# Data shown

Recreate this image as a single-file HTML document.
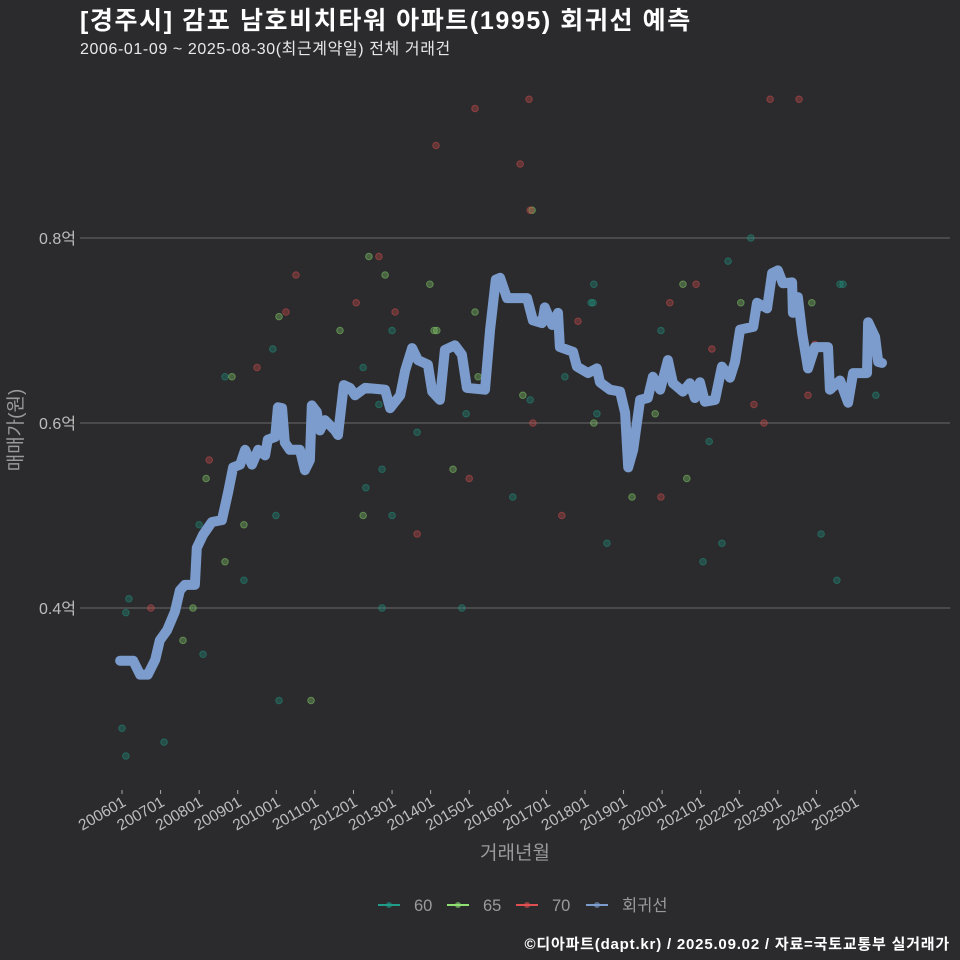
<!DOCTYPE html>
<html><head><meta charset="utf-8">
<style>
html,body{margin:0;padding:0;background:#2b2b2d;}
svg{display:block;font-family:"Liberation Sans","Noto Sans CJK KR",sans-serif;}
</style></head>
<body>
<svg id="chart" width="960" height="960" viewBox="0 0 960 960">
<rect x="0" y="0" width="960" height="960" fill="#2b2b2d"/>
<text x="80" y="29" fill="#ffffff" font-size="25" font-weight="bold" letter-spacing="1.6">[경주시] 감포 남호비치타워 아파트(1995) 회귀선 예측</text>
<text x="80" y="54" fill="#e8e8e8" font-size="16" letter-spacing="0.6">2006-01-09 ~ 2025-08-30(최근계약일) 전체 거래건</text>
<g id="grid"></g>
<g id="yticks"></g>
<g id="xticks"></g>
<g id="points"></g>
<g id="reg"></g>
<text x="22" y="430" fill="#9a9a9a" font-size="19" text-anchor="middle" transform="rotate(-90 22 430)">매매가(원)</text>
<text x="515" y="859" fill="#9a9a9a" font-size="19" text-anchor="middle">거래년월</text>
<g id="legend"></g>
<text x="950" y="949" fill="#ffffff" font-size="15" font-weight="bold" letter-spacing="0.8" text-anchor="end">©디아파트(dapt.kr) / 2025.09.02 / 자료=국토교통부 실거래가</text>
</svg>
<script>
const yTicks = [0.4, 0.6, 0.8];
const yTickLabels = ["0.4억", "0.6억", "0.8억"];
const xTickYears = [2006,2007,2008,2009,2010,2011,2012,2013,2014,2015,2016,2017,2018,2019,2020,2021,2022,2023,2024,2025];
const xTickLabels = ["200601","200701","200801","200901","201001","201101","201201","201301","201401","201501","201601","201701","201801","201901","202001","202101","202201","202301","202401","202501"];
const seriesNames = ["60","65","70","회귀선"];
const series60 = [[2006.00,0.27],[2006.10,0.395],[2006.10,0.24],[2006.18,0.41],[2007.09,0.255],[2008.00,0.49],[2008.10,0.35],[2008.67,0.65],[2009.16,0.43],[2009.91,0.68],[2009.99,0.50],[2010.07,0.30],[2012.25,0.66],[2012.32,0.53],[2012.66,0.62],[2012.74,0.40],[2012.74,0.55],[2013.00,0.70],[2013.00,0.50],[2013.65,0.59],[2014.81,0.40],[2014.92,0.61],[2016.13,0.52],[2017.48,0.65],[2016.58,0.625],[2018.16,0.73],[2018.21,0.73],[2018.23,0.75],[2018.31,0.61],[2018.57,0.47],[2019.97,0.70],[2021.06,0.45],[2021.22,0.58],[2021.55,0.47],[2021.71,0.775],[2022.30,0.80],[2024.12,0.48],[2024.53,0.43],[2024.61,0.75],[2024.69,0.75],[2025.54,0.63]];
const series65 = [[2007.58,0.365],[2007.84,0.40],[2008.18,0.54],[2008.67,0.45],[2008.85,0.65],[2009.16,0.49],[2010.07,0.715],[2010.90,0.30],[2011.65,0.70],[2012.25,0.50],[2012.40,0.78],[2012.82,0.76],[2013.98,0.75],[2014.09,0.70],[2014.16,0.70],[2014.58,0.55],[2015.15,0.72],[2015.23,0.65],[2016.39,0.63],[2016.63,0.83],[2018.23,0.60],[2019.22,0.52],[2019.82,0.61],[2020.54,0.75],[2020.64,0.54],[2022.04,0.73],[2023.88,0.73]];
const series70 = [[2006.75,0.40],[2008.26,0.56],[2009.50,0.66],[2010.25,0.72],[2010.51,0.76],[2012.07,0.73],[2012.66,0.78],[2013.08,0.72],[2013.65,0.48],[2014.14,0.90],[2015.00,0.54],[2015.15,0.94],[2016.32,0.88],[2016.55,0.95],[2016.58,0.83],[2016.65,0.60],[2017.40,0.50],[2017.82,0.71],[2019.97,0.52],[2020.20,0.73],[2020.88,0.75],[2021.29,0.68],[2022.38,0.62],[2022.64,0.60],[2022.80,0.95],[2023.55,0.95],[2023.78,0.63],[2023.96,0.685]];
const regYears = [2005.95,2006.29,2006.47,2006.67,2006.86,2006.98,2007.17,2007.37,2007.50,2007.63,2007.89,2007.94,2008.10,2008.33,2008.59,2008.75,2008.88,2009.06,2009.19,2009.37,2009.53,2009.71,2009.78,2009.97,2010.04,2010.15,2010.22,2010.35,2010.61,2010.74,2010.87,2010.92,2011.05,2011.13,2011.26,2011.52,2011.60,2011.75,2011.91,2012.04,2012.30,2012.82,2012.95,2013.21,2013.34,2013.52,2013.67,2013.93,2014.04,2014.24,2014.37,2014.63,2014.81,2014.94,2015.41,2015.54,2015.69,2015.80,2015.98,2016.50,2016.65,2016.89,2016.96,2017.15,2017.30,2017.35,2017.69,2017.79,2018.08,2018.31,2018.39,2018.65,2018.91,2019.04,2019.12,2019.25,2019.43,2019.63,2019.76,2019.95,2020.15,2020.28,2020.54,2020.72,2020.85,2020.98,2021.11,2021.37,2021.55,2021.76,2021.89,2022.02,2022.36,2022.46,2022.72,2022.85,2023.00,2023.13,2023.37,2023.39,2023.52,2023.63,2023.78,2023.96,2024.30,2024.35,2024.61,2024.82,2024.95,2025.31,2025.34,2025.52,2025.60,2025.70];
const regValues = [0.343,0.343,0.328,0.328,0.344,0.365,0.376,0.396,0.419,0.425,0.425,0.465,0.479,0.493,0.495,0.525,0.552,0.555,0.571,0.555,0.571,0.565,0.582,0.585,0.617,0.616,0.579,0.571,0.571,0.549,0.560,0.619,0.612,0.592,0.603,0.592,0.587,0.641,0.638,0.630,0.638,0.636,0.616,0.630,0.657,0.681,0.668,0.663,0.634,0.625,0.679,0.684,0.674,0.638,0.636,0.701,0.755,0.757,0.735,0.735,0.711,0.708,0.725,0.706,0.719,0.682,0.677,0.661,0.654,0.659,0.644,0.636,0.634,0.611,0.552,0.571,0.625,0.627,0.650,0.636,0.668,0.643,0.634,0.643,0.627,0.644,0.623,0.625,0.661,0.649,0.666,0.701,0.704,0.730,0.724,0.762,0.765,0.751,0.752,0.719,0.736,0.697,0.659,0.682,0.682,0.636,0.646,0.622,0.654,0.654,0.709,0.693,0.666,0.665];

const NS = "http://www.w3.org/2000/svg";
function xScale(yr){ return 122 + (yr - 2006) * 38.58; }
function yScale(v){ return 238 + (0.8 - v) * 925; }
function mk(tag, attrs, parent){ const e = document.createElementNS(NS, tag); for (const k in attrs) e.setAttribute(k, attrs[k]); parent.appendChild(e); return e; }

const grid = document.getElementById('grid');
const yg = document.getElementById('yticks');
yTicks.forEach((v, i) => {
  const l = mk('line', {x1: 80, x2: 950, y1: yScale(v), y2: yScale(v), stroke: '#6a6a6a', 'stroke-width': 1}, grid);
  
  
  const t = mk('text', {x: 76, y: yScale(v) + 6, fill: '#bdbdbd', 'font-size': 16, 'text-anchor': 'end'}, yg);
  t.textContent = yTickLabels[i];
  
  
});
const xg = document.getElementById('xticks');
xTickYears.forEach((yr, i) => {
  const x = xScale(yr);
  const tk = mk('line', {x1: x, x2: x, y1: 790, y2: 794, stroke: '#aaaaaa', 'stroke-width': 1}, xg);
  
  
  const t = mk('text', {x: x + 5, y: 805, fill: '#bdbdbd', 'font-size': 15.5, 'text-anchor': 'end', transform: 'rotate(-30 ' + (x + 5) + ' 805)'}, xg);
  t.textContent = xTickLabels[i];
  
  
});

const pg = document.getElementById('points');
const pts = [[series60, '#1f9d88', 'point-60'], [series65, '#8fe070', 'point-65'], [series70, '#e05050', 'point-70']];
pts.forEach(([data, col, nm]) => {
  data.forEach(d => {
    const c = mk('circle', {cx: xScale(d[0]), cy: yScale(d[1]), r: 3.3, fill: col, 'fill-opacity': 0.3, stroke: col, 'stroke-opacity': 0.45, 'stroke-width': 1}, pg);
    
    
  });
});

const rg = document.getElementById('reg');
const dstr = regYears.map((yr, i) => (i ? 'L' : 'M') + xScale(yr).toFixed(1) + ' ' + yScale(regValues[i]).toFixed(1)).join(' ');
const path = mk('path', {d: dstr, fill: 'none', stroke: '#7b9ccc', 'stroke-width': 10, 'stroke-linejoin': 'round', 'stroke-linecap': 'round'}, rg);



const lg = document.getElementById('legend');
const lcols = ['#1f9d88', '#8fe070', '#e05050', '#7b9ccc'];
const lx = [378, 447, 516, 586];
seriesNames.forEach((n, i) => {
  const g = mk('g', {}, lg);
  
  
  mk('line', {x1: lx[i], x2: lx[i] + 22, y1: 905, y2: 905, stroke: lcols[i], 'stroke-width': 2}, g);
  mk('circle', {cx: lx[i] + 11, cy: 905, r: 3, fill: lcols[i], 'fill-opacity': 0.6}, g);
  const t = mk('text', {x: lx[i] + 36, y: 911, fill: '#9a9a9a', 'font-size': 16.5}, g);
  t.textContent = n;
});
</script>
</body></html>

# What you will do
Using the listing above, show every line that includes the string "document".

# Response to the task
Recreate this image as a single-file HTML document.
function mk(tag, attrs, parent){ const e = document.createElementNS(NS, tag); for (const k in attrs) e.setAttribute(k, attrs[k]); parent.appendChild(e); return e; }
const grid = document.getElementById('grid');
const yg = document.getElementById('yticks');
const xg = document.getElementById('xticks');
const pg = document.getElementById('points');
const rg = document.getElementById('reg');
const lg = document.getElementById('legend');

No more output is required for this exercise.